Ces quatre étapes achevées, le blanchiment quasiment industriel des fonds de José Veiga, de Denis Sassou Nguesso, de Denis Christel Sassou Nguesso et d’autres prédateurs de la République du Congo, pouvait prendre sa vitesse de croisière.
Les autorités portugaises ainsi que celles du Cap-Vert soupçonnent d’ailleurs la constitution d’un réseau de blanchiment à grande échelle. A ce titre ou pas, l’enquête au Portugal a révélé une proximité avec United Bank for Africa, une banque du Nigeria, avec des succursales dans plus de 20 pays.
Le Président Patrice Talon, nouvellement élu au Bénin, sera-t-il le premier pays d’Afrique francophone à envoyer un signal fort à la criminalité financière ? Rejoindra-t-il le Cap-Vert dans l’ouverture d’une enquête sur ces personnages sulfureux, José Veiga, Philippe Amwame et Yaya Moussa qui ont ouvert un établissement bancaire trouble avec des fonds d’origine incertaine et une activité pour le moins suspecte ?
Il est fort à craindre qu’il ne s’aplatisse face au chantage d’un Denis Sassou Nguesso déchainé qui menacera d’expulser ses compatriotes béninois qui résident au Congo.

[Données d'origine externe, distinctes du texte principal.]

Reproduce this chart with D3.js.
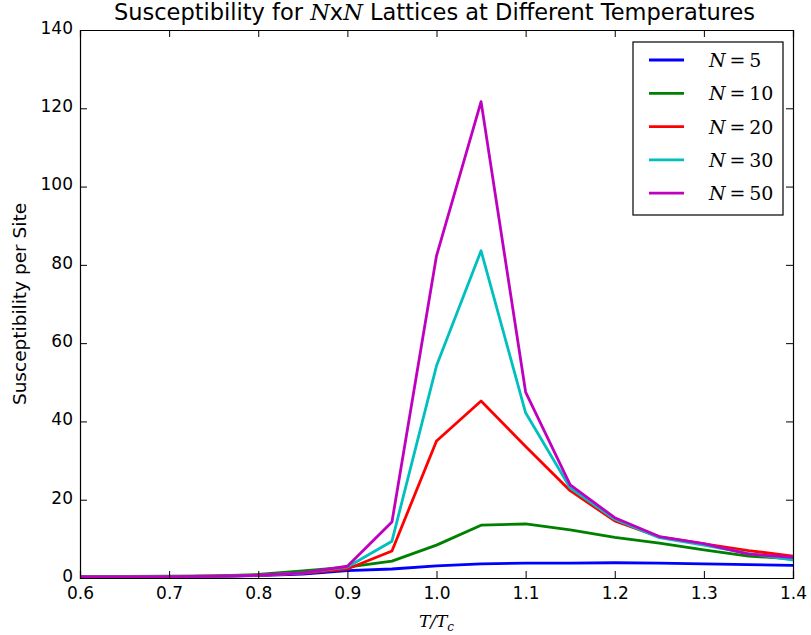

Sassou Nguesso, ce maître-chanteur professionnel qui tient beaucoup trop de monde par les bijoux de famille, pour les avoir corrompus, ne sortira pas éternellement vainqueur de ce rapport de force. Les procureurs malfaisants et mafieux, comme les Oko Ngakala, seront remplacés bientôt par des hommes comme Oscar Tavares du Cap-Vert…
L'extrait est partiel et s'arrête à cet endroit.